When the beam’s powerful pulses reach a sufficient energy level, they ionize the air locally, forming a light bullet – plasma channel – the main peak of an Airy profile. In so doing, when propagated into a thundercloud, the beam could trigger lightning strikes and act as a rod to control the electrical discharges. The lightning then would be contained to be guided safely to the ground.

TNlightbullets_fig2.jpg
Interferences between ripples in the Airy beam pattern force the light bullet away from a straight line. The interferences occur at various locations in the profile, pushing the light bullet sideways.

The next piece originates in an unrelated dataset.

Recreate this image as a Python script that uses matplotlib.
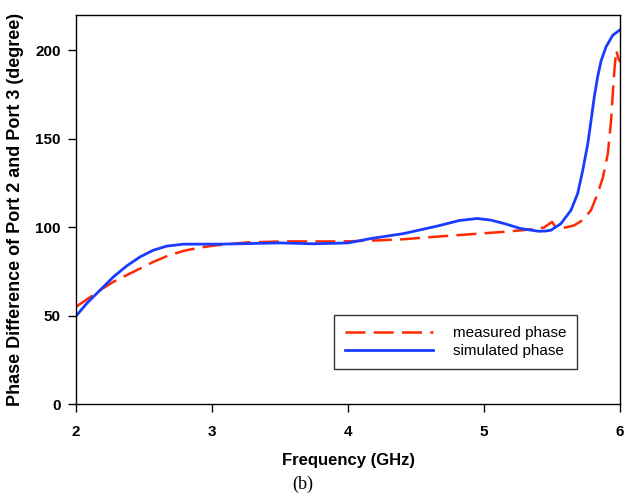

In laboratory experiments, the laser filaments were several meters long, but they can lengthen to hundreds of meters in atmospheric experiments, and their diameter is about 100 μm. The plasma channels left in the wake of the laser pulses last only a few nanoseconds once a pulse has propagated, fading away before the next pulse is emitted.

The light bullets are self-guiding. The self-focusing of the beam counteracts the diffractive spreading, enabling diffraction-free propagation. With ultrahigh-intensity beams, self-focusing potentially could collapse a beam, but the plasma produced has a negative contribution to the refractive index and defocuses the beam to compensate for self-focusing. Thus, “three effects – diffraction, self-focusing and plasma defocusing – act together and result in this self-guided propagation of filaments,” Polynkin said.

TNlightbullets_fig3.jpg
An infrared laser beam, invisible to the eye, is propagated from the upper left corner to the bottom right. A plasma channel, shown in the center of the image, is left in its wake. The channel is curved only slightly by a few millimeters per meter of propagation within the lab and, therefore, is not evident in the photo.

By controlling beam curvature, the technique could accommodate other applications, including particle acceleration, terahertz generation, remote spectroscopy, lidar, and the observance of global warming, ozone loss and tropospheric pollution.

Researchers also could develop techniques for laser machining of various guiding structures to include wavelength division multiplexers, and interferometer beamsplitting and beam-coupling.